begin Material provided

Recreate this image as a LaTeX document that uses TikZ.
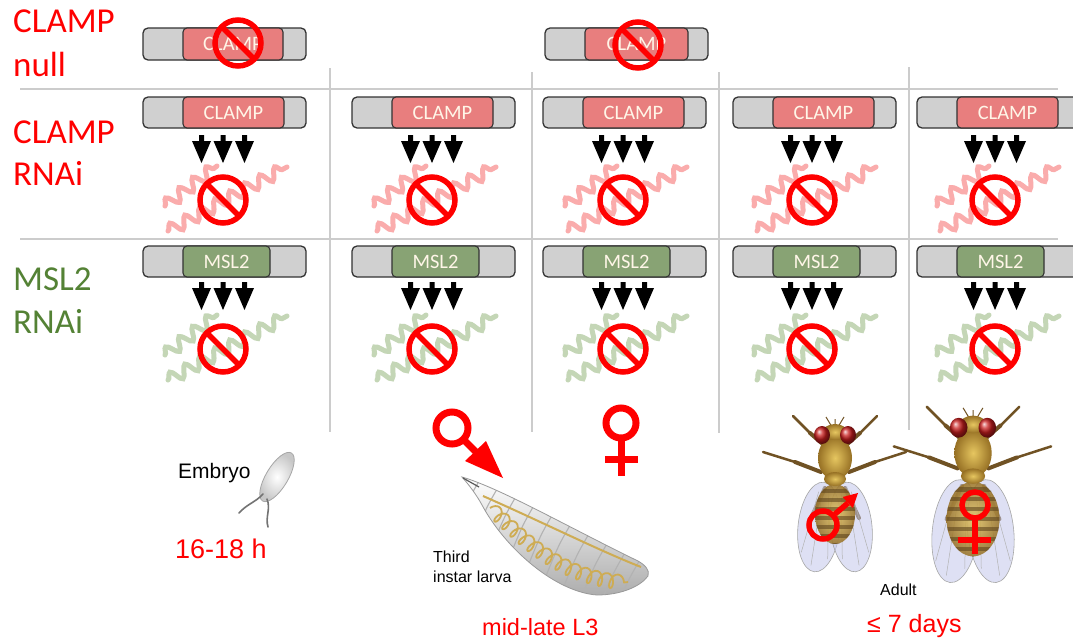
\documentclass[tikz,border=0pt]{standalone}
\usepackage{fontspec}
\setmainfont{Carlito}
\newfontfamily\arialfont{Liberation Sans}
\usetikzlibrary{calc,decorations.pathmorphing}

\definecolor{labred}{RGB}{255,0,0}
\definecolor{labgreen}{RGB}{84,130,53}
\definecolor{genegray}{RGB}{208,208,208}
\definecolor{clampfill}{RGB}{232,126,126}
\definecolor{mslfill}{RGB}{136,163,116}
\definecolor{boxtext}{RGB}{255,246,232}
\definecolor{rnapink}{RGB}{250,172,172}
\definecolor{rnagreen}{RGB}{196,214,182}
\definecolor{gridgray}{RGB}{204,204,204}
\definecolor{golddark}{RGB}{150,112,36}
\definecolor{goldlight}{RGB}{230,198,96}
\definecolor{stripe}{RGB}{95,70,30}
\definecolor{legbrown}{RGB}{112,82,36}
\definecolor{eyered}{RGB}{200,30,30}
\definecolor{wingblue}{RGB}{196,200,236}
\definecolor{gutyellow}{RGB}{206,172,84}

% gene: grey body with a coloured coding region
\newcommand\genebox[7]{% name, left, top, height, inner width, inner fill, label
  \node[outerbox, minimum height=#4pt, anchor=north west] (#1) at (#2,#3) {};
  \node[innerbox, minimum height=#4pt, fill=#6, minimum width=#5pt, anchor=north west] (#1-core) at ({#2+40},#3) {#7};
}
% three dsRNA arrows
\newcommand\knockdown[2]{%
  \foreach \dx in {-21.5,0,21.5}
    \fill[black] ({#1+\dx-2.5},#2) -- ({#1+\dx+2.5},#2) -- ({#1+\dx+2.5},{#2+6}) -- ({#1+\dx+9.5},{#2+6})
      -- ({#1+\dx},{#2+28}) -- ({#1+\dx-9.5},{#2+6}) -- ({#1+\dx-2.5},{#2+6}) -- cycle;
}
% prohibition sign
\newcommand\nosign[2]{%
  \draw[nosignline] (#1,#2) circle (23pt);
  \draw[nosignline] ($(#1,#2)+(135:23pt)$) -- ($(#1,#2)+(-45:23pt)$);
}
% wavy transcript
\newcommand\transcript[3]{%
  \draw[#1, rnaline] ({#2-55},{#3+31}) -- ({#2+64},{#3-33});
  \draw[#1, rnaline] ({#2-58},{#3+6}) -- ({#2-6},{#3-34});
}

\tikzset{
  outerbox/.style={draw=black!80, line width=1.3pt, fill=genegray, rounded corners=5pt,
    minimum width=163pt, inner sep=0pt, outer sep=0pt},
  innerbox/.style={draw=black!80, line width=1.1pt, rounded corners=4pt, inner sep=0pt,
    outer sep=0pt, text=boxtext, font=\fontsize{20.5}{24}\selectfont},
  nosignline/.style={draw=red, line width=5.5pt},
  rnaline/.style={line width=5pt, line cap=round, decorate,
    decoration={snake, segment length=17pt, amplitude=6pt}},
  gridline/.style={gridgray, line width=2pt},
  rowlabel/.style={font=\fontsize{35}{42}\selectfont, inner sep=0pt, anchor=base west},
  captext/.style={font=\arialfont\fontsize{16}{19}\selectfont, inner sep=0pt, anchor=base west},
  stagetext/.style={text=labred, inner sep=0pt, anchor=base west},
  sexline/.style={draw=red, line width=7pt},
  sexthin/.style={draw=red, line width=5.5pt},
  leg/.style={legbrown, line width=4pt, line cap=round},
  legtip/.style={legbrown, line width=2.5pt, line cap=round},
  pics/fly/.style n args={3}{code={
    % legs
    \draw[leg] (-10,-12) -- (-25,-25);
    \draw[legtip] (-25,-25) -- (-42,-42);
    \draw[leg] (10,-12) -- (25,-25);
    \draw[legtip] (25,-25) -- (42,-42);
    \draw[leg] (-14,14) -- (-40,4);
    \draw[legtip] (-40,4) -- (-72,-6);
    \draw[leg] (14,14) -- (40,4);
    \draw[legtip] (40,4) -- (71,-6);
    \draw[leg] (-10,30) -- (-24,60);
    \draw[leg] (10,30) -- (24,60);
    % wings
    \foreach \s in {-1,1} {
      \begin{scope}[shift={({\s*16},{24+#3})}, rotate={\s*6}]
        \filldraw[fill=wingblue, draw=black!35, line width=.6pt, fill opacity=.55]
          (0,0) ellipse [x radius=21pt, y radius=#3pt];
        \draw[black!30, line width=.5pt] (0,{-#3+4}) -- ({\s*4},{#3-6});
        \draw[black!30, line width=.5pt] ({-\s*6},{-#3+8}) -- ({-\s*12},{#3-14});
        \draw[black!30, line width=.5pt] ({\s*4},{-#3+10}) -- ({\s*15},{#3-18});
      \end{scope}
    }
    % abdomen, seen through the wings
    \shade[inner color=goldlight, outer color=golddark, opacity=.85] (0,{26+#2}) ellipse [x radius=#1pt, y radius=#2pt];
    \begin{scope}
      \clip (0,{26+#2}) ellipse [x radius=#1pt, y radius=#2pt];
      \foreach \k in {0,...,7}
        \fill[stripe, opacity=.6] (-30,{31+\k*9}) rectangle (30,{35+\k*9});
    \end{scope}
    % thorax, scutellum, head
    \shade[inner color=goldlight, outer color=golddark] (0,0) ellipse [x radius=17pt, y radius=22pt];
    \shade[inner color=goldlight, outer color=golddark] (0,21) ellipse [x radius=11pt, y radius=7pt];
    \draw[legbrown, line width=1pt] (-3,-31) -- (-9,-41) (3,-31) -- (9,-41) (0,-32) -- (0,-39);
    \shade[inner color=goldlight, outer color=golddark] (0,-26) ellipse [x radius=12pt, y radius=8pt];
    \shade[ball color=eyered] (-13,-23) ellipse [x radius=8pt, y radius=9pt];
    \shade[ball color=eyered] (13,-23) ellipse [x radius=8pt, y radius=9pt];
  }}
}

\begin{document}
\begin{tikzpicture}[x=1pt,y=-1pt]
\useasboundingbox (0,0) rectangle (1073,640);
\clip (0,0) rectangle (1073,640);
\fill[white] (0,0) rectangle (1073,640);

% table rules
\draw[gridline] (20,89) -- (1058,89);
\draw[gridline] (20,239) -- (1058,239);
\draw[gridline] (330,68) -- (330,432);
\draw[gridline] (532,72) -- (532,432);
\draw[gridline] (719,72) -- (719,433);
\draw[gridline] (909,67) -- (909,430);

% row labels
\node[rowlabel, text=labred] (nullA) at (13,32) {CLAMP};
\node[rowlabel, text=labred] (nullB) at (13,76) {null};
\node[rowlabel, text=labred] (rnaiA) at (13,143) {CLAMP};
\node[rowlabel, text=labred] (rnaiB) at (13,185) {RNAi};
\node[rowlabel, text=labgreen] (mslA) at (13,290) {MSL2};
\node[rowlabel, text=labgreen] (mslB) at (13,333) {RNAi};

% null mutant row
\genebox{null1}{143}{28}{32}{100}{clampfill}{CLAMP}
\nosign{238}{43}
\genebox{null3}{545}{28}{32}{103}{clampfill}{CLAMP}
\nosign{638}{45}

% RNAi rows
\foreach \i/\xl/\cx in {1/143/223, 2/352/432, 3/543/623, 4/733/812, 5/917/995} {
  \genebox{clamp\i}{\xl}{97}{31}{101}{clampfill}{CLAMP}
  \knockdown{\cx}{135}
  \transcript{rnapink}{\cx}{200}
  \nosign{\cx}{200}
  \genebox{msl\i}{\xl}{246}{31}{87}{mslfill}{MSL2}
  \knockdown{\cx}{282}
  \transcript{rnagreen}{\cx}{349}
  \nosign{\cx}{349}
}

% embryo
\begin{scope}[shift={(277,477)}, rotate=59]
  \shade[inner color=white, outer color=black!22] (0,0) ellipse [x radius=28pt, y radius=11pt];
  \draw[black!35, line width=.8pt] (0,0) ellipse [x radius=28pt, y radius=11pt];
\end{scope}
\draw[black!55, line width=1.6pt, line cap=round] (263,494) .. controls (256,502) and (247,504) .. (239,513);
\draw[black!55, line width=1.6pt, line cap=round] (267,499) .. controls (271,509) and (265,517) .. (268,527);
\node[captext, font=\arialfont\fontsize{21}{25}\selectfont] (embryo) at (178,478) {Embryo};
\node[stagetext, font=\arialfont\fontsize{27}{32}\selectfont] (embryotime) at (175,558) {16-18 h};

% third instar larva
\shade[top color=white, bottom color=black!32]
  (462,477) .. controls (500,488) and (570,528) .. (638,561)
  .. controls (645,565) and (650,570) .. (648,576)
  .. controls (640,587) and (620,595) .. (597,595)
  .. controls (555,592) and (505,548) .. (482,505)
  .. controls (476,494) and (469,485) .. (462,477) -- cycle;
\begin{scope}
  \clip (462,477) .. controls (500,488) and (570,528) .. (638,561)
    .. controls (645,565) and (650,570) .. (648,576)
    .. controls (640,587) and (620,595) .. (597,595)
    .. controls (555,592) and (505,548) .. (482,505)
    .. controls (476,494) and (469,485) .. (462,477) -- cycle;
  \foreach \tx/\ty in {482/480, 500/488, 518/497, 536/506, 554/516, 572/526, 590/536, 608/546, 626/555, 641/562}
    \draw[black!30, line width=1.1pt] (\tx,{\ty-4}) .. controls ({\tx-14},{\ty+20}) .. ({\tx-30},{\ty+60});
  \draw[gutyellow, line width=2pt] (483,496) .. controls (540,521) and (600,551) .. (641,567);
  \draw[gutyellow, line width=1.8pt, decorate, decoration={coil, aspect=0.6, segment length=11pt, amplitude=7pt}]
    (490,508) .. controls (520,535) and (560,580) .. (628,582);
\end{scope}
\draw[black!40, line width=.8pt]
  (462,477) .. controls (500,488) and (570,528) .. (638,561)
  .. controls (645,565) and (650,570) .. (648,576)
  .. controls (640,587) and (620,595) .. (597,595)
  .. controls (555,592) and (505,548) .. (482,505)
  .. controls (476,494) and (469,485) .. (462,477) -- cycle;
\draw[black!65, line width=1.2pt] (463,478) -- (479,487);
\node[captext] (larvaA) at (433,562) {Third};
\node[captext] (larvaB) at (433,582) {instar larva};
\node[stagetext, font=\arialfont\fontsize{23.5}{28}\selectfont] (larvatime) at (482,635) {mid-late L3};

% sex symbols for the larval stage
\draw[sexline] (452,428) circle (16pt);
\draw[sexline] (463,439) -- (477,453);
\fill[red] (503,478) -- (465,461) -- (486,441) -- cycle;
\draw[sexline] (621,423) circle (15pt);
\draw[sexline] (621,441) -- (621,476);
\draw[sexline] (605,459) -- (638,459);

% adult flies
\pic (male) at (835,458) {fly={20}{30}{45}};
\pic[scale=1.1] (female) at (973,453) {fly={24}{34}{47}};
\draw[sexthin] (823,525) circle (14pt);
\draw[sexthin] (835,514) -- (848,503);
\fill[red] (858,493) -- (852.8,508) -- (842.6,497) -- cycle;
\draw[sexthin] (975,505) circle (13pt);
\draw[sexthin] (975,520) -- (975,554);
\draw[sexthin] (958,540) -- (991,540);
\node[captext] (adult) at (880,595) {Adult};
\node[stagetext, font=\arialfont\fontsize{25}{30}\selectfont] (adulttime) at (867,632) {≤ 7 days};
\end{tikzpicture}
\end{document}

end Material provided
begin Material provided

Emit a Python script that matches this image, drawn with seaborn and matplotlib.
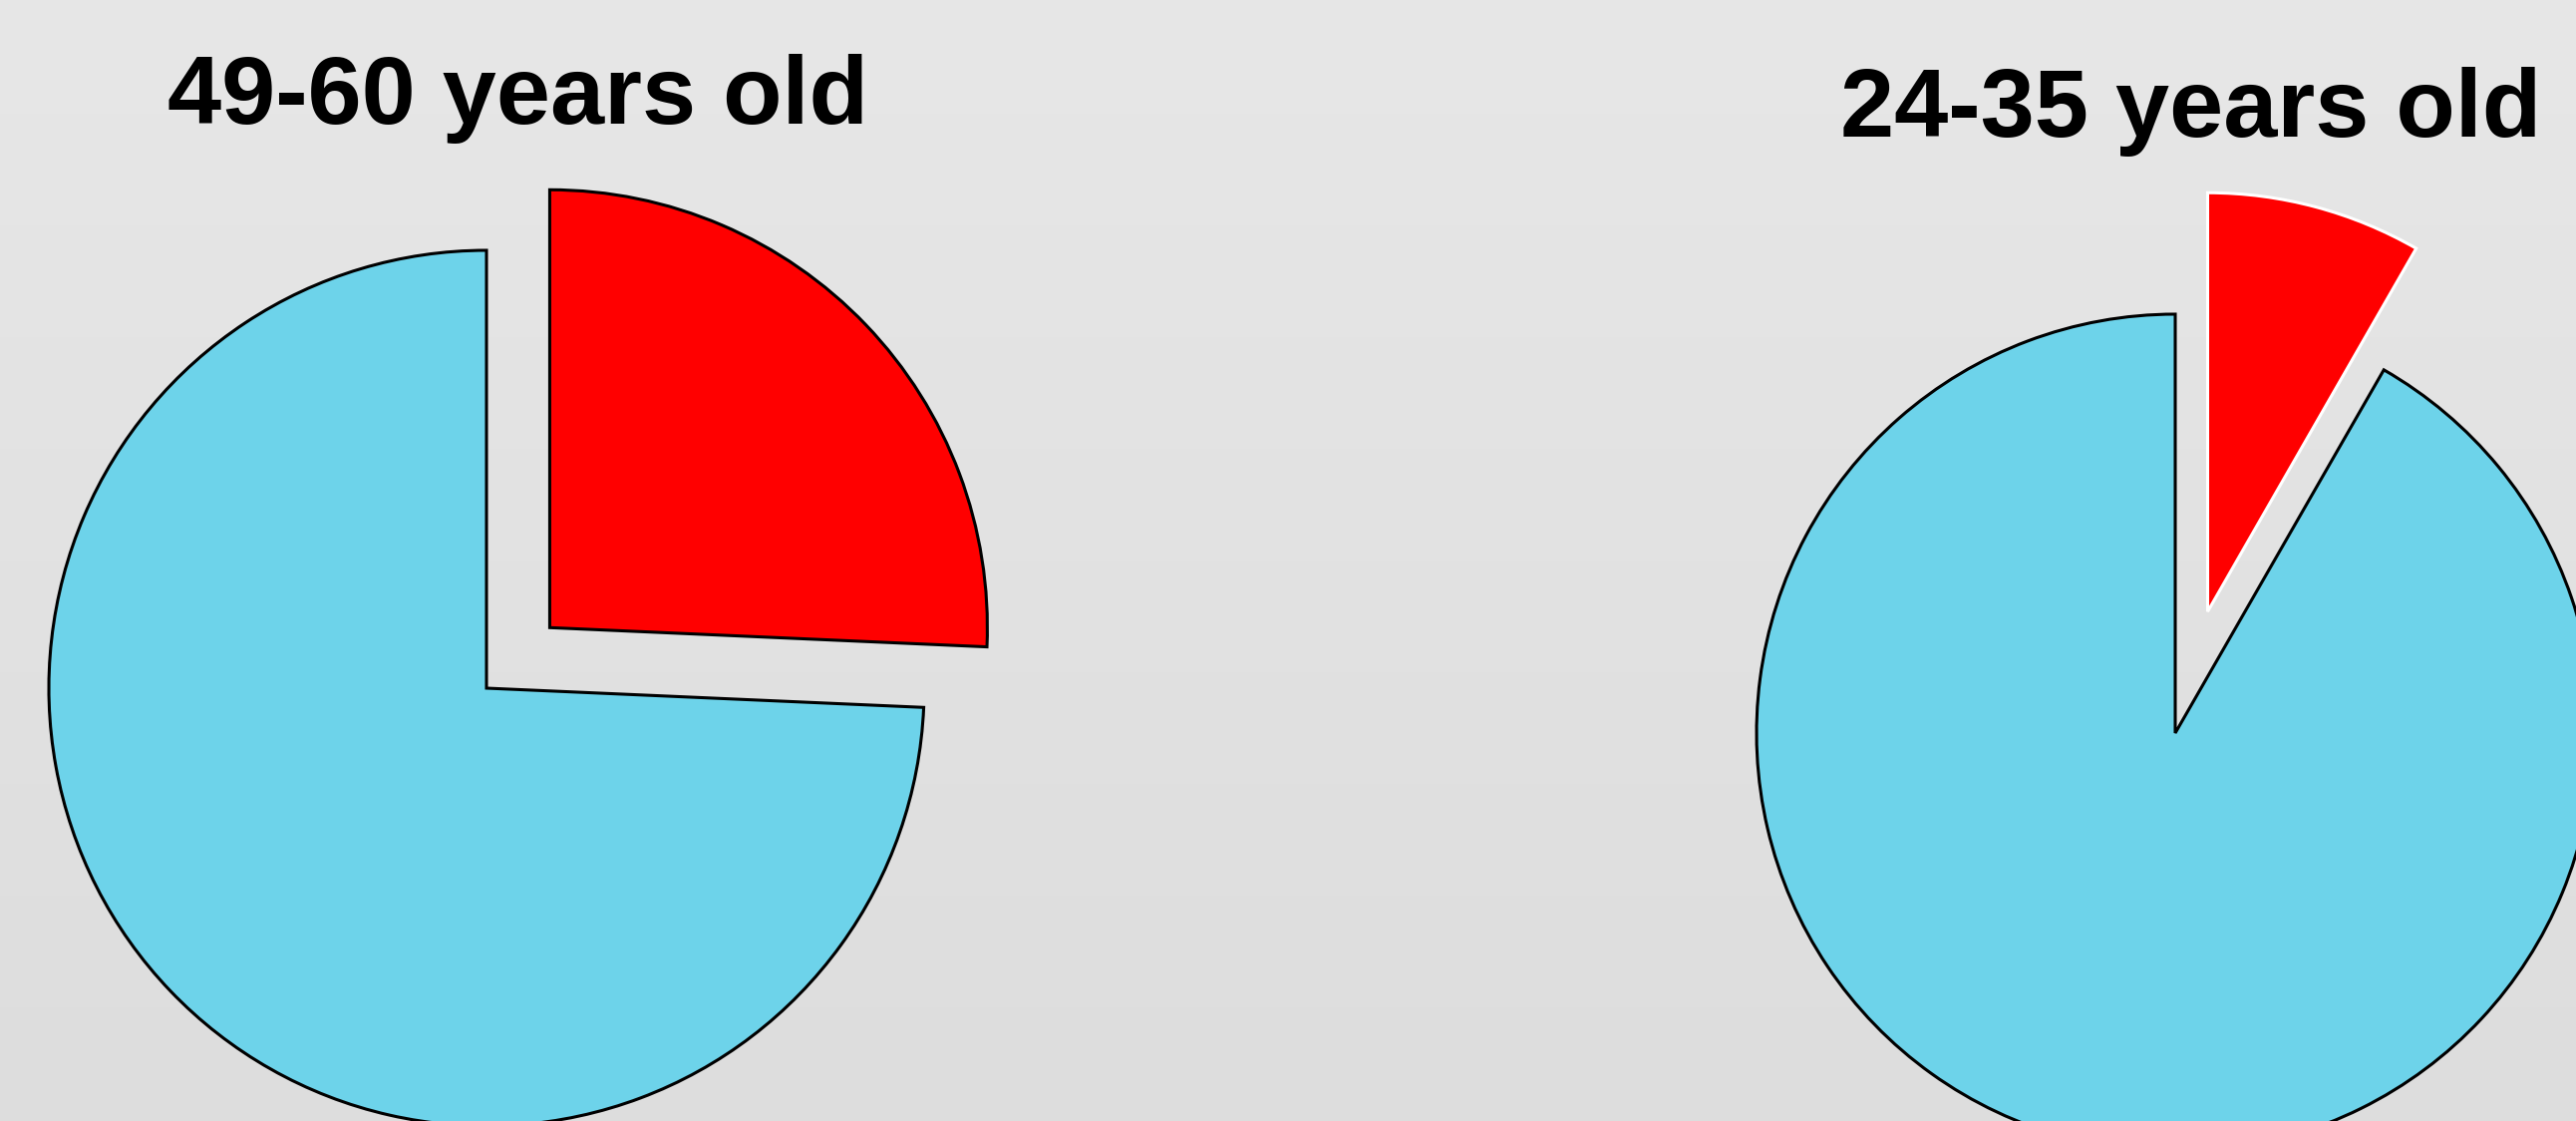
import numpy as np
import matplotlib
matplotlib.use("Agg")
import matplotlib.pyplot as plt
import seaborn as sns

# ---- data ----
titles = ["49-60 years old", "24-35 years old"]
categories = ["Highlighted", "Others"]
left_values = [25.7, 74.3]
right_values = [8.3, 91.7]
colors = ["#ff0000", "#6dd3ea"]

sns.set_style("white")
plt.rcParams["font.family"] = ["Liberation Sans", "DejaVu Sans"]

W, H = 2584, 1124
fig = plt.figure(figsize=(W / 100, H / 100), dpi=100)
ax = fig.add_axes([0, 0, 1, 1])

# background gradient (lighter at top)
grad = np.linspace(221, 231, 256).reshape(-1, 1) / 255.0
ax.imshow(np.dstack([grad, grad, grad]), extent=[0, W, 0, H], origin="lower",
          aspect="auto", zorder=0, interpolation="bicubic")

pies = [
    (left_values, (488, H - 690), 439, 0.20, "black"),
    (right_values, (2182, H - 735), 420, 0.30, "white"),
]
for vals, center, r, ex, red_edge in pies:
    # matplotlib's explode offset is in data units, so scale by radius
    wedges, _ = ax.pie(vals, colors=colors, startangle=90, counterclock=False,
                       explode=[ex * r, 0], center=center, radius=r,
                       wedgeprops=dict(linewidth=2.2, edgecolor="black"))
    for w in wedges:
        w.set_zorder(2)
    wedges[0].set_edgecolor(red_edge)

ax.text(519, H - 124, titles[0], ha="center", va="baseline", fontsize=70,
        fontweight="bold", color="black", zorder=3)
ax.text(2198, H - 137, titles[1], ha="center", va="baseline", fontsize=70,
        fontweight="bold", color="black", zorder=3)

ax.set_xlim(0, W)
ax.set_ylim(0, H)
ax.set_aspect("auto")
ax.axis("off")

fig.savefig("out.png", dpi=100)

end Material provided
begin Material provided

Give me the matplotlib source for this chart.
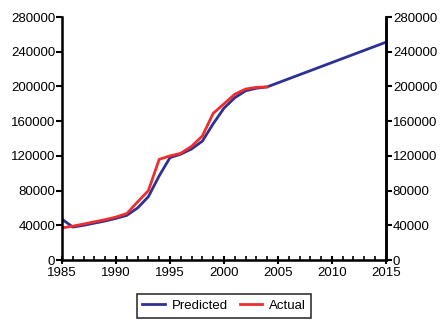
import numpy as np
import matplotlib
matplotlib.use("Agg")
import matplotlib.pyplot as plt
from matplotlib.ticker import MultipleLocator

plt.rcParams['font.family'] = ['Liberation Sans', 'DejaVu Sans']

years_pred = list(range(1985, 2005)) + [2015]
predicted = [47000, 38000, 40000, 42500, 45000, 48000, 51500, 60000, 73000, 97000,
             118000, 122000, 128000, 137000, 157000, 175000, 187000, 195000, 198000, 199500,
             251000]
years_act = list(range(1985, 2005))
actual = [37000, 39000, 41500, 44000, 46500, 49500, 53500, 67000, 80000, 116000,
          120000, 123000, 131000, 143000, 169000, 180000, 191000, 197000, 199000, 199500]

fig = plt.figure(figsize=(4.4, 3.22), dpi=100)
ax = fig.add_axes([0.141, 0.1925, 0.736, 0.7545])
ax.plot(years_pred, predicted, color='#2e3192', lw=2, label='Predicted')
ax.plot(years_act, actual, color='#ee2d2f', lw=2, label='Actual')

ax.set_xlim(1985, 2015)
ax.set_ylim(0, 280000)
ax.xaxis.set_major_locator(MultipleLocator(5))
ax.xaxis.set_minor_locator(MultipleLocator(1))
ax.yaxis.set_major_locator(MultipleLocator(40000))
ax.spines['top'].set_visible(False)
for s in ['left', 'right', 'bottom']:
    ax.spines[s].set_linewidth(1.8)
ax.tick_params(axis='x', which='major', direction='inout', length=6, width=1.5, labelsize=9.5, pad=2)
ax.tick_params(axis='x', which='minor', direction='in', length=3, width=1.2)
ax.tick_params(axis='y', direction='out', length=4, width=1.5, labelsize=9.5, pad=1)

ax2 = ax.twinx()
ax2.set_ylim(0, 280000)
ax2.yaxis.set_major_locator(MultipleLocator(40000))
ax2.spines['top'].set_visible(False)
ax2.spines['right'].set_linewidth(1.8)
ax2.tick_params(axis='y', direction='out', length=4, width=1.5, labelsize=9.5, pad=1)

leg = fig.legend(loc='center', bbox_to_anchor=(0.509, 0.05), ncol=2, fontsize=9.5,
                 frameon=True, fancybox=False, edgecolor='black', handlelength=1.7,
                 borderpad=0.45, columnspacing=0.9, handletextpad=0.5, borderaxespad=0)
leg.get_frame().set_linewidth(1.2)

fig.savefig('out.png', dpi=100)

end Material provided

Objective
Reproduce only the lines running from the one that has "Give me the matplotlib source for this chart." through the one that has "plt.rcParams['font.family'] = ['Liberation", ends included. Any pictures in that stretch should not be copied.

Output for this task
Give me the matplotlib source for this chart.
import numpy as np
import matplotlib
matplotlib.use("Agg")
import matplotlib.pyplot as plt
from matplotlib.ticker import MultipleLocator

plt.rcParams['font.family'] = ['Liberation Sans', 'DejaVu Sans']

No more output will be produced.